### [What is required]
Set down the material below word for word, excluding the pictures.

### [Stored data]
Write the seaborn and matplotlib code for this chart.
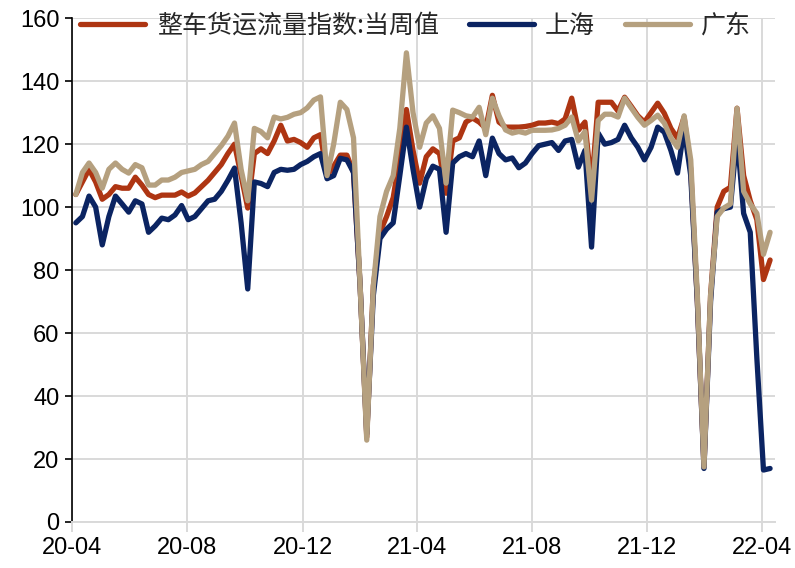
#!/usr/bin/env python3
"""Weekly truckload freight flow index: national, Shanghai and Guangdong."""

import matplotlib

matplotlib.use("Agg")

import matplotlib.dates as mdates
import matplotlib.pyplot as plt
import pandas as pd
import seaborn as sns

WEEKS = pd.date_range("2020-04-05", periods=106, freq="7D")

NATIONAL = [
    104, 108, 112, 108, 102.5, 104, 106.5, 106, 106, 109.5,
    107, 104, 103, 103.8, 103.8, 103.8, 104.8, 103.5, 104.5, 106.5,
    108.5, 111, 113.5, 117, 120, 110, 99.7, 117, 118.5, 117,
    121, 126, 121, 121.5, 120.5, 119, 122, 123, 110, 113,
    116.5, 116.5, 111, 75, 27, 75, 92, 97, 103, 116,
    131, 118, 107.6, 116, 118.5, 117, 104.4, 121, 122, 127,
    128.3, 127, 125, 135.5, 127, 125.4, 125.4, 125.4, 125.6, 126,
    126.7, 126.7, 127, 126.5, 128, 134.6, 124.4, 127, 106.3, 133.3,
    133.3, 133.3, 130.5, 134.9, 132, 129, 127, 130, 133, 129.8,
    125, 121.9, 128.6, 112, 70, 17.5, 72, 100, 105, 106.3,
    131.4, 110, 102, 96, 77, 83.2,
]
SHANGHAI = [
    95, 97, 103.5, 100, 88, 97, 103.5, 101, 98.4, 102,
    101, 92, 94, 96.5, 96, 97.5, 100.5, 96, 97, 99.5,
    102, 102.5, 105, 108.5, 112.4, 95, 74, 108, 107.5, 106.5,
    111, 112, 111.7, 112, 113.5, 114.5, 116, 117, 109, 110,
    115.5, 115, 111, 75, 28, 72, 90, 93, 95, 110,
    125.4, 112, 100, 109, 113, 112, 92, 114, 116, 117,
    116, 121, 110, 121.9, 117, 115, 115.6, 112.5, 114, 117,
    119.5, 120, 120.5, 118, 121, 121.5, 112.7, 118, 87.3, 123.5,
    120, 120.5, 121.5, 126, 122, 119, 115, 119, 125.4, 123.8,
    118, 110.8, 125, 110, 70, 17, 70, 98.4, 99.5, 100,
    122.9, 98, 92, 52, 16.5, 17,
]
GUANGDONG = [
    104, 111, 114, 111, 106, 112, 114, 112, 110.8, 113.5,
    112.5, 107, 107, 108.6, 108.6, 109.5, 111, 111.5, 112, 113.5,
    114.5, 117, 119.5, 122.5, 126.7, 112, 102, 125, 124, 122,
    128.6, 128, 128.5, 129.5, 130, 131.5, 134, 135, 110, 120,
    133.3, 131, 122, 75, 26, 75, 97, 105, 110, 125,
    149, 130, 119, 126.7, 129, 125, 107.6, 130.8, 130, 129,
    128.6, 131.7, 123, 134.6, 129, 124.5, 123.5, 124, 123.5, 124.4,
    124.4, 124.4, 124.5, 125, 126, 128.6, 121, 124, 102.2, 127.5,
    129.5, 129.5, 128.6, 134.6, 131.5, 128.5, 126, 127.5, 129.2, 126.7,
    122, 119, 129, 115, 72, 17.5, 72, 97, 99.7, 101,
    131.4, 105, 101, 98, 85, 92,
]

SERIES = ["整车货运流量指数:当周值", "上海", "广东"]
COLORS = ["#AE3512", "#0B2462", "#B5A07F"]
Y_TICKS = [0, 20, 40, 60, 80, 100, 120, 140, 160]


def build_frame() -> pd.DataFrame:
    parts = []
    for name, values in zip(SERIES, [NATIONAL, SHANGHAI, GUANGDONG]):
        parts.append(pd.DataFrame({"week": WEEKS, "value": values, "series": name}))
    return pd.concat(parts, ignore_index=True)


def main() -> None:
    sns.set_theme(style="whitegrid")
    plt.rcParams["font.family"] = ["Liberation Sans", "DejaVu Sans"]

    frame = build_frame()
    fig = plt.figure(figsize=(7.95, 5.68), dpi=100)
    ax = fig.add_axes([0.0906, 0.081, 0.884, 0.887])

    sns.lineplot(
        data=frame,
        x="week",
        y="value",
        hue="series",
        hue_order=SERIES,
        palette=COLORS,
        linewidth=3.8,
        solid_joinstyle="round",
        solid_capstyle="round",
        ax=ax,
    )

    ax.set_ylim(0, 160)
    ax.set_yticks(Y_TICKS)
    ax.set_xlim(pd.Timestamp("2020-04-01"), pd.Timestamp("2022-04-15"))
    ax.xaxis.set_major_locator(mdates.MonthLocator(bymonth=[4, 8, 12]))
    ax.xaxis.set_major_formatter(mdates.DateFormatter("%y-%m"))
    ax.set_xlabel("")
    ax.set_ylabel("")

    ax.grid(True, color="#D9D9D9", linewidth=1.4)
    for side in ["top", "right"]:
        ax.spines[side].set_visible(False)
    ax.spines["left"].set_color("black")
    ax.spines["left"].set_linewidth(1.2)
    ax.spines["bottom"].set_color("#D9D9D9")
    ax.spines["bottom"].set_linewidth(1.4)
    ax.tick_params(axis="y", left=True, length=5, width=1.2, color="black",
                   labelsize=17, pad=4, labelcolor="black")
    ax.tick_params(axis="x", bottom=True, length=7, width=1.4, color="#D9D9D9",
                   labelsize=17, pad=4, labelcolor="black")

    handles, labels = ax.get_legend_handles_labels()
    ax.legend(
        handles,
        labels,
        loc="center left",
        bbox_to_anchor=(0.012, 0.985),
        ncol=3,
        frameon=False,
        borderaxespad=0,
        borderpad=0,
        handlelength=2.6,
        handletextpad=0.45,
        columnspacing=1.2,
        prop={"family": ["Noto Sans CJK SC", "DejaVu Sans"], "size": 18},
    )

    fig.savefig("out.png", dpi=100)
    plt.close(fig)


if __name__ == "__main__":
    main()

### [Output of the exercise]
Write the seaborn and matplotlib code for this chart.
#!/usr/bin/env python3
"""Weekly truckload freight flow index: national, Shanghai and Guangdong."""

import matplotlib

matplotlib.use("Agg")

import matplotlib.dates as mdates
import matplotlib.pyplot as plt
import pandas as pd
import seaborn as sns

WEEKS = pd.date_range("2020-04-05", periods=106, freq="7D")

NATIONAL = [
    104, 108, 112, 108, 102.5, 104, 106.5, 106, 106, 109.5,
    107, 104, 103, 103.8, 103.8, 103.8, 104.8, 103.5, 104.5, 106.5,
    108.5, 111, 113.5, 117, 120, 110, 99.7, 117, 118.5, 117,
    121, 126, 121, 121.5, 120.5, 119, 122, 123, 110, 113,
    116.5, 116.5, 111, 75, 27, 75, 92, 97, 103, 116,
    131, 118, 107.6, 116, 118.5, 117, 104.4, 121, 122, 127,
    128.3, 127, 125, 135.5, 127, 125.4, 125.4, 125.4, 125.6, 126,
    126.7, 126.7, 127, 126.5, 128, 134.6, 124.4, 127, 106.3, 133.3,
    133.3, 133.3, 130.5, 134.9, 132, 129, 127, 130, 133, 129.8,
    125, 121.9, 128.6, 112, 70, 17.5, 72, 100, 105, 106.3,
    131.4, 110, 102, 96, 77, 83.2,
]
SHANGHAI = [
    95, 97, 103.5, 100, 88, 97, 103.5, 101, 98.4, 102,
    101, 92, 94, 96.5, 96, 97.5, 100.5, 96, 97, 99.5,
    102, 102.5, 105, 108.5, 112.4, 95, 74, 108, 107.5, 106.5,
    111, 112, 111.7, 112, 113.5, 114.5, 116, 117, 109, 110,
    115.5, 115, 111, 75, 28, 72, 90, 93, 95, 110,
    125.4, 112, 100, 109, 113, 112, 92, 114, 116, 117,
    116, 121, 110, 121.9, 117, 115, 115.6, 112.5, 114, 117,
    119.5, 120, 120.5, 118, 121, 121.5, 112.7, 118, 87.3, 123.5,
    120, 120.5, 121.5, 126, 122, 119, 115, 119, 125.4, 123.8,
    118, 110.8, 125, 110, 70, 17, 70, 98.4, 99.5, 100,
    122.9, 98, 92, 52, 16.5, 17,
]
GUANGDONG = [
    104, 111, 114, 111, 106, 112, 114, 112, 110.8, 113.5,
    112.5, 107, 107, 108.6, 108.6, 109.5, 111, 111.5, 112, 113.5,
    114.5, 117, 119.5, 122.5, 126.7, 112, 102, 125, 124, 122,
    128.6, 128, 128.5, 129.5, 130, 131.5, 134, 135, 110, 120,
    133.3, 131, 122, 75, 26, 75, 97, 105, 110, 125,
    149, 130, 119, 126.7, 129, 125, 107.6, 130.8, 130, 129,
    128.6, 131.7, 123, 134.6, 129, 124.5, 123.5, 124, 123.5, 124.4,
    124.4, 124.4, 124.5, 125, 126, 128.6, 121, 124, 102.2, 127.5,
    129.5, 129.5, 128.6, 134.6, 131.5, 128.5, 126, 127.5, 129.2, 126.7,
    122, 119, 129, 115, 72, 17.5, 72, 97, 99.7, 101,
    131.4, 105, 101, 98, 85, 92,
]

SERIES = ["整车货运流量指数:当周值", "上海", "广东"]
COLORS = ["#AE3512", "#0B2462", "#B5A07F"]
Y_TICKS = [0, 20, 40, 60, 80, 100, 120, 140, 160]


def build_frame() -> pd.DataFrame:
    parts = []
    for name, values in zip(SERIES, [NATIONAL, SHANGHAI, GUANGDONG]):
        parts.append(pd.DataFrame({"week": WEEKS, "value": values, "series": name}))
    return pd.concat(parts, ignore_index=True)


def main() -> None:
    sns.set_theme(style="whitegrid")
    plt.rcParams["font.family"] = ["Liberation Sans", "DejaVu Sans"]

    frame = build_frame()
    fig = plt.figure(figsize=(7.95, 5.68), dpi=100)
    ax = fig.add_axes([0.0906, 0.081, 0.884, 0.887])

    sns.lineplot(
        data=frame,
        x="week",
        y="value",
        hue="series",
        hue_order=SERIES,
        palette=COLORS,
        linewidth=3.8,
        solid_joinstyle="round",
        solid_capstyle="round",
        ax=ax,
    )

    ax.set_ylim(0, 160)
    ax.set_yticks(Y_TICKS)
    ax.set_xlim(pd.Timestamp("2020-04-01"), pd.Timestamp("2022-04-15"))
    ax.xaxis.set_major_locator(mdates.MonthLocator(bymonth=[4, 8, 12]))
    ax.xaxis.set_major_formatter(mdates.DateFormatter("%y-%m"))
    ax.set_xlabel("")
    ax.set_ylabel("")

    ax.grid(True, color="#D9D9D9", linewidth=1.4)
    for side in ["top", "right"]:
        ax.spines[side].set_visible(False)
    ax.spines["left"].set_color("black")
    ax.spines["left"].set_linewidth(1.2)
    ax.spines["bottom"].set_color("#D9D9D9")
    ax.spines["bottom"].set_linewidth(1.4)
    ax.tick_params(axis="y", left=True, length=5, width=1.2, color="black",
                   labelsize=17, pad=4, labelcolor="black")
    ax.tick_params(axis="x", bottom=True, length=7, width=1.4, color="#D9D9D9",
                   labelsize=17, pad=4, labelcolor="black")

    handles, labels = ax.get_legend_handles_labels()
    ax.legend(
        handles,
        labels,
        loc="center left",
        bbox_to_anchor=(0.012, 0.985),
        ncol=3,
        frameon=False,
        borderaxespad=0,
        borderpad=0,
        handlelength=2.6,
        handletextpad=0.45,
        columnspacing=1.2,
        prop={"family": ["Noto Sans CJK SC", "DejaVu Sans"], "size": 18},
    )

    fig.savefig("out.png", dpi=100)
    plt.close(fig)


if __name__ == "__main__":
    main()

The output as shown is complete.